Choosing the Right Vessel

For individuals, resort operators, or developers entering the boating space for the first time, Mojica starts with a deceptively simple question: what do you actually want the boat to do?

The answer determines everything. A resort offering sunset cruises for eight guests has different requirements than a dive operation transferring twenty passengers twice a day to a reef four miles offshore. A private owner who wants to weekend around Batangas Bay needs a different vessel than someone planning extended passages through the Visayas.

Key variables include the intended route and sea conditions, the number of passengers, the need for overnight accommodation, the available berthing location, crew requirements, fuel efficiency, and the reliability of local maintenance support for the engine and systems on board. These are not questions with universal answers. They require honest assessment of use patterns, budget for both acquisition and operation, and realistic thinking about how often the boat will actually be used.

As the Philippine market matures and the support ecosystem grows, prospective owners will have better access to brokerage services, sea trial opportunities, financing options, and informed technical advice. For now, that infrastructure is still developing, which makes quality guidance from experienced practitioners like Mojica more valuable than it might be in a more established market.

Sustainability as a Design Default

Any serious conversation about Philippine maritime development must include environmental responsibility. The coastal environments that make this country remarkable are under measurable and documented pressure from overdevelopment, pollution, and warming ocean temperatures. A marina built without proper waste management systems can do real damage to the ecosystem it is meant to celebrate.
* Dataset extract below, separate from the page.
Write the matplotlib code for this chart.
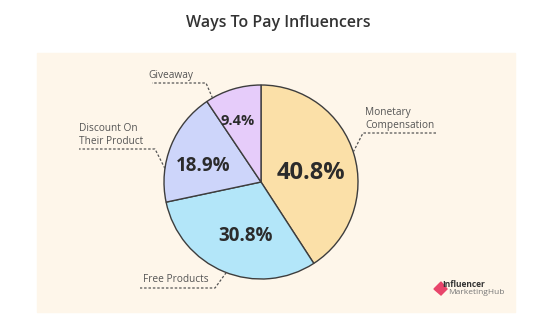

Mojica’s view is that sustainability should not be treated as a compliance exercise or a marketing checkbox. For island and waterfront destinations, it is a practical and operational necessity. Self-sufficient infrastructure, solar power integration, grey water treatment, and low-impact berthing systems are not just environmentally correct; they are commercially rational in locations where grid connections are expensive or unreliable and where the natural environment is the primary commercial asset.

The transition toward electric marine propulsion is also gaining momentum. Electric outboard motors from manufacturers like Torqeedo and ePropulsion are now viable options for smaller vessels and tender operations. Hybrid systems are being integrated into larger yachts. As battery technology improves and charging infrastructure develops, the operational case for electric propulsion in short-range applications becomes more compelling. Philippine resort developers who think ahead about marine electrification will have a competitive advantage in the medium term.

A Personal Mission for the Maritime Industry

The conversation also revealed Mojica’s deeper personal connection to water and vessels. He recalled drawing vessels and submarines as a young boy, long before his professional life took him through advertising, directing, teaching, and other creative paths. Now, at this stage of his life, he sees the maritime industry as part of a purpose that has been with him for decades.

That sense of purpose gives his work a wider meaning. He wants to promote the Philippines, its oceans, its archipelagic identity, and the people already doing important work in the maritime industry. He sees the country’s natural resources as assets that deserve more attention, stronger infrastructure, and better storytelling.

The message is direct. The Philippines has the water, the islands, the talent, the destinations, and the need. What it requires now is a stronger ecosystem that connects boats, marinas, ports, real estate, tourism, policy, and investment.

For an archipelago, maritime development should be part of the country’s growth conversation. The future of water transport in the Philippines can become a future of better access, stronger destinations, more local jobs, and deeper appreciation for the waters that have always shaped the nation.